Don't include pictures. Quote the lines below from the first through the line that contains "18, 3, 0.5, 0]".

/---

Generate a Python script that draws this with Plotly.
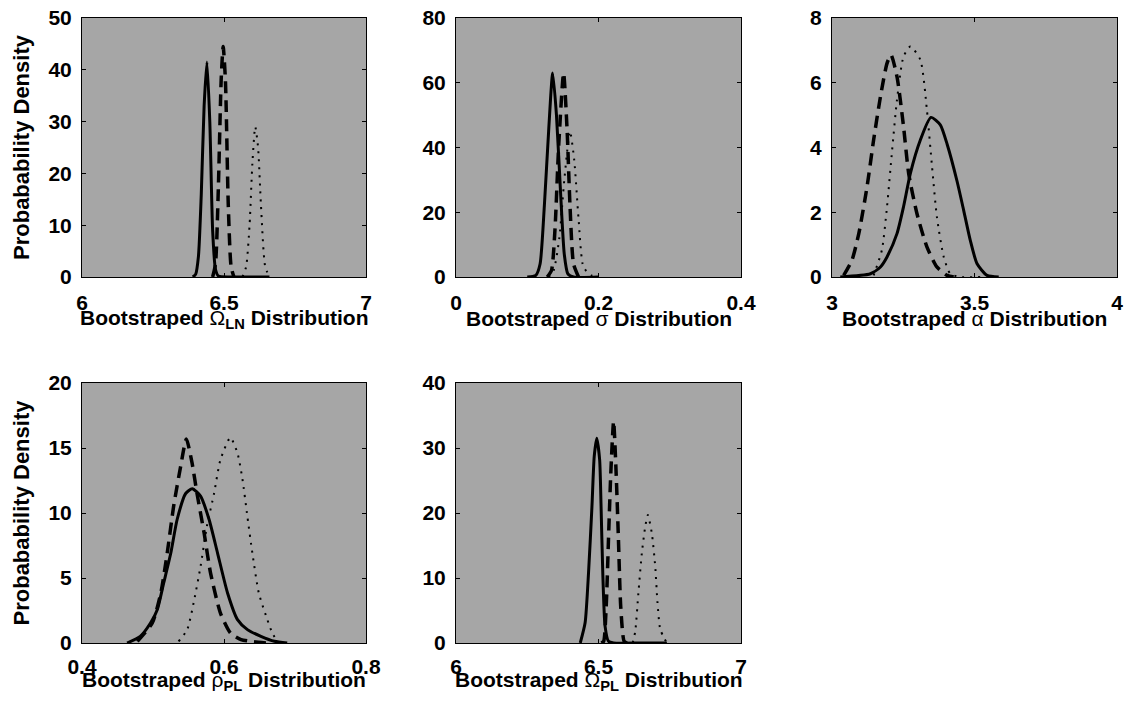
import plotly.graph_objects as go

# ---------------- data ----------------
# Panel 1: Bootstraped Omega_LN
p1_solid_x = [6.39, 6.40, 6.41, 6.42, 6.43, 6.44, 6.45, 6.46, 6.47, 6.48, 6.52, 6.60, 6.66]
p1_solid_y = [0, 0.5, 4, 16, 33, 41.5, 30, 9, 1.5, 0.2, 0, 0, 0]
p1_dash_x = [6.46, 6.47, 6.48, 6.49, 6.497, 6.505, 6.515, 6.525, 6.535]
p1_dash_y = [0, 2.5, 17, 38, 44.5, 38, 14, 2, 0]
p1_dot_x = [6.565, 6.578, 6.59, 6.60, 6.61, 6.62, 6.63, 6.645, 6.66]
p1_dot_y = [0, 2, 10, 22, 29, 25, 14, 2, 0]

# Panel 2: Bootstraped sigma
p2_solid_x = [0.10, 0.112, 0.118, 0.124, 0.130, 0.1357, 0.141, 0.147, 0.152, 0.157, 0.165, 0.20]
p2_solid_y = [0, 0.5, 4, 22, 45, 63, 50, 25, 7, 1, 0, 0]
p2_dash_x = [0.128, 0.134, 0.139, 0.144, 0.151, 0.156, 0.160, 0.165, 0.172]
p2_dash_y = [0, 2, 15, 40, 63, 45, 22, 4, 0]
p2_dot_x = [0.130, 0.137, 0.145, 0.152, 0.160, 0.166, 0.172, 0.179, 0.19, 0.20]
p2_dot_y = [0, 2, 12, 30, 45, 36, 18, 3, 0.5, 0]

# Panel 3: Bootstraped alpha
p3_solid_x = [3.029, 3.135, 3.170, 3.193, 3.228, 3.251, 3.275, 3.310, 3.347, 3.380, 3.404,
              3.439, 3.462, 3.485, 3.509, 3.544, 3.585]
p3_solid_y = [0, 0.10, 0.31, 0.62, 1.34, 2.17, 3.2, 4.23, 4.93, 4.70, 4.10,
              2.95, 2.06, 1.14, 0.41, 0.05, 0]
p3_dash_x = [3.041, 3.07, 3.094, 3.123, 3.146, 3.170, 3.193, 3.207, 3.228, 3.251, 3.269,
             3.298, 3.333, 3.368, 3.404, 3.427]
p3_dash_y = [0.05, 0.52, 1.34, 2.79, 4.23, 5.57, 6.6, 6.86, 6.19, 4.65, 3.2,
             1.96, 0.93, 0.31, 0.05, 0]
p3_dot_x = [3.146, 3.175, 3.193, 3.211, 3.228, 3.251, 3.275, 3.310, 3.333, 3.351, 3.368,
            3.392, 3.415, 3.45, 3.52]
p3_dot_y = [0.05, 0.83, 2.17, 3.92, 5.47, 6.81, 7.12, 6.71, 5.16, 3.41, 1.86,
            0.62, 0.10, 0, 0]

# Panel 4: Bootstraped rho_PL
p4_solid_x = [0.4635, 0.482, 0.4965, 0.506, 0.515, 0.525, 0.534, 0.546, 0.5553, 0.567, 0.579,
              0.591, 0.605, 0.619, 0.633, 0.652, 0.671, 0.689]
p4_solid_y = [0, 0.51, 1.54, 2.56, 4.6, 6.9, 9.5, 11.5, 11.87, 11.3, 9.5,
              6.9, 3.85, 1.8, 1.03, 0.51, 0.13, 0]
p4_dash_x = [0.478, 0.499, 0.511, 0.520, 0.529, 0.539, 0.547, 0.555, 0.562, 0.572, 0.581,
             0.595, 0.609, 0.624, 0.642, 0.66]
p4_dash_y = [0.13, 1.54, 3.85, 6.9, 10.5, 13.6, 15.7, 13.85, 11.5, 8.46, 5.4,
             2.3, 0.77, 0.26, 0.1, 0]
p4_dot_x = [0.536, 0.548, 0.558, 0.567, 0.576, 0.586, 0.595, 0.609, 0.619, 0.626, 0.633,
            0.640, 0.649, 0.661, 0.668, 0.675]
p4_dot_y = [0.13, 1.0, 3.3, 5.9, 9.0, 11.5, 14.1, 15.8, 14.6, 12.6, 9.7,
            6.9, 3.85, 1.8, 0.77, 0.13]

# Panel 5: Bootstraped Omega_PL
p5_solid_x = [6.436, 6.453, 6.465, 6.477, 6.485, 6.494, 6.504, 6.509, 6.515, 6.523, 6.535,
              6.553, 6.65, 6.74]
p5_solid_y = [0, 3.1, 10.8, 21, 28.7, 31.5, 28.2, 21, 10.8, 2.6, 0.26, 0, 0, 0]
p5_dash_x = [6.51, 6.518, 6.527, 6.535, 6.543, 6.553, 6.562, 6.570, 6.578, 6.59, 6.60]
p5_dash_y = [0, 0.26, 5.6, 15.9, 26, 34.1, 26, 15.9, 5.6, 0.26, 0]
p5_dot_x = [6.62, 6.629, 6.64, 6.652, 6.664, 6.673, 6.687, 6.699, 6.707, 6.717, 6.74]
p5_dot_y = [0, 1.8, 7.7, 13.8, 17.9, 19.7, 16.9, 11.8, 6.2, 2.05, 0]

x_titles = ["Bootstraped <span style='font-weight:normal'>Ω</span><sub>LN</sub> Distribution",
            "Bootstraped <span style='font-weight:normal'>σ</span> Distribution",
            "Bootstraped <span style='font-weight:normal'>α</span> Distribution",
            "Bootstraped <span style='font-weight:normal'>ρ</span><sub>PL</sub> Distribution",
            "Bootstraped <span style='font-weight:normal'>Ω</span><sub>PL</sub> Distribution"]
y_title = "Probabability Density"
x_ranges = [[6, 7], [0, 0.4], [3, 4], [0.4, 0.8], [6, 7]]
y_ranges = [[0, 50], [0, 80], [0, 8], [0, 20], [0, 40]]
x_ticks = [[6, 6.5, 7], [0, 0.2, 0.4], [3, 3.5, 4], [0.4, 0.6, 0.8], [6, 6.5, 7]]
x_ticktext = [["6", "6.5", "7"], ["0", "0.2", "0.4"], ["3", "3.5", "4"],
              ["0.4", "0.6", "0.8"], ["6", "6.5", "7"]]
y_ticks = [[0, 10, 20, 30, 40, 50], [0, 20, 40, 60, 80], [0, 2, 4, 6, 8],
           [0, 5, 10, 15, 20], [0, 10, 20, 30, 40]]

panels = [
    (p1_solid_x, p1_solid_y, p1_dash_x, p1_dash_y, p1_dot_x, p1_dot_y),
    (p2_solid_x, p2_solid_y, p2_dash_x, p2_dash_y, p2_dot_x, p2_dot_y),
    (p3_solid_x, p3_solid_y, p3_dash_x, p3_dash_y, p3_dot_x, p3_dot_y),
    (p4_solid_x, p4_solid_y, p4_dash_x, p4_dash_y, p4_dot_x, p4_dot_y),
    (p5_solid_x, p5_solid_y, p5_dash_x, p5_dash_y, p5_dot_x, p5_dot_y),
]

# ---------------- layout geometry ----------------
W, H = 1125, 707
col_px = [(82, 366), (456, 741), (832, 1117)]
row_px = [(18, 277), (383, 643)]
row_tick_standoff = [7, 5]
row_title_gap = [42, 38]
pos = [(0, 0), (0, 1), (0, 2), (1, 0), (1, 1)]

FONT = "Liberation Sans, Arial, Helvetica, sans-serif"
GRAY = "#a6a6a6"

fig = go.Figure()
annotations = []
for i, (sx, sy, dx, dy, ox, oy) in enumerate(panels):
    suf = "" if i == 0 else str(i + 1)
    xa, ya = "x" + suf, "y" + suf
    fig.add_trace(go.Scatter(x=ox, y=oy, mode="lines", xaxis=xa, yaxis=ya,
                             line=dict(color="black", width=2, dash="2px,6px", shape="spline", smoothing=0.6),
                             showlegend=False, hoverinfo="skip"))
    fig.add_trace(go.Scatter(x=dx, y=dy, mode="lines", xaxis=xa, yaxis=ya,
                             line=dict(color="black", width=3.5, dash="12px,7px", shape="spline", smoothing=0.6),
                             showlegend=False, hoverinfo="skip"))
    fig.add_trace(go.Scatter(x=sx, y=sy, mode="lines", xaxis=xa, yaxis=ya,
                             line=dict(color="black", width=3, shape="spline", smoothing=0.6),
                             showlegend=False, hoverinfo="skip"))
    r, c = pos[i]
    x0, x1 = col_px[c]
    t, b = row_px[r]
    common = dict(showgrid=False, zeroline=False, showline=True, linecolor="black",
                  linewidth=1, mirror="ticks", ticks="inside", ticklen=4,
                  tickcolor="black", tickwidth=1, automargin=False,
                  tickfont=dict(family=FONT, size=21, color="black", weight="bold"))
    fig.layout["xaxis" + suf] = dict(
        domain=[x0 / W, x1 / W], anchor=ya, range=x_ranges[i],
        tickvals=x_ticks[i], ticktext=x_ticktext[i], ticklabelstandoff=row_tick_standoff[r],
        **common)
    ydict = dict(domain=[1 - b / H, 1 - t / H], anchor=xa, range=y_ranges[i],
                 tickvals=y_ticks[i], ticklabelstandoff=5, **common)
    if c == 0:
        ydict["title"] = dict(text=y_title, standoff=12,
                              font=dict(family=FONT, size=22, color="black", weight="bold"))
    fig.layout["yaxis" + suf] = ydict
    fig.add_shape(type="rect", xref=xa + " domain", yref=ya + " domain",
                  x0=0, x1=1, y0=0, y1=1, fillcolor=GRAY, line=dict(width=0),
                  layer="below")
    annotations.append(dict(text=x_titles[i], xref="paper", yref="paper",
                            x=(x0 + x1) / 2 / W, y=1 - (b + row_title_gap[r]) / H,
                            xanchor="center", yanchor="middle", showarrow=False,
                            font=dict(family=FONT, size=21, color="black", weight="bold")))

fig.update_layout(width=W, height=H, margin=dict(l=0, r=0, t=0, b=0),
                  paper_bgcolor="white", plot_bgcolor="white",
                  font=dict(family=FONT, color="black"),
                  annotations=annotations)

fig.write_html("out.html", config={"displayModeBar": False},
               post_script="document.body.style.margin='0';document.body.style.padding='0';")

\---

**Completed exercise**:
Generate a Python script that draws this with Plotly.
import plotly.graph_objects as go

# ---------------- data ----------------
# Panel 1: Bootstraped Omega_LN
p1_solid_x = [6.39, 6.40, 6.41, 6.42, 6.43, 6.44, 6.45, 6.46, 6.47, 6.48, 6.52, 6.60, 6.66]
p1_solid_y = [0, 0.5, 4, 16, 33, 41.5, 30, 9, 1.5, 0.2, 0, 0, 0]
p1_dash_x = [6.46, 6.47, 6.48, 6.49, 6.497, 6.505, 6.515, 6.525, 6.535]
p1_dash_y = [0, 2.5, 17, 38, 44.5, 38, 14, 2, 0]
p1_dot_x = [6.565, 6.578, 6.59, 6.60, 6.61, 6.62, 6.63, 6.645, 6.66]
p1_dot_y = [0, 2, 10, 22, 29, 25, 14, 2, 0]

# Panel 2: Bootstraped sigma
p2_solid_x = [0.10, 0.112, 0.118, 0.124, 0.130, 0.1357, 0.141, 0.147, 0.152, 0.157, 0.165, 0.20]
p2_solid_y = [0, 0.5, 4, 22, 45, 63, 50, 25, 7, 1, 0, 0]
p2_dash_x = [0.128, 0.134, 0.139, 0.144, 0.151, 0.156, 0.160, 0.165, 0.172]
p2_dash_y = [0, 2, 15, 40, 63, 45, 22, 4, 0]
p2_dot_x = [0.130, 0.137, 0.145, 0.152, 0.160, 0.166, 0.172, 0.179, 0.19, 0.20]
p2_dot_y = [0, 2, 12, 30, 45, 36, 18, 3, 0.5, 0]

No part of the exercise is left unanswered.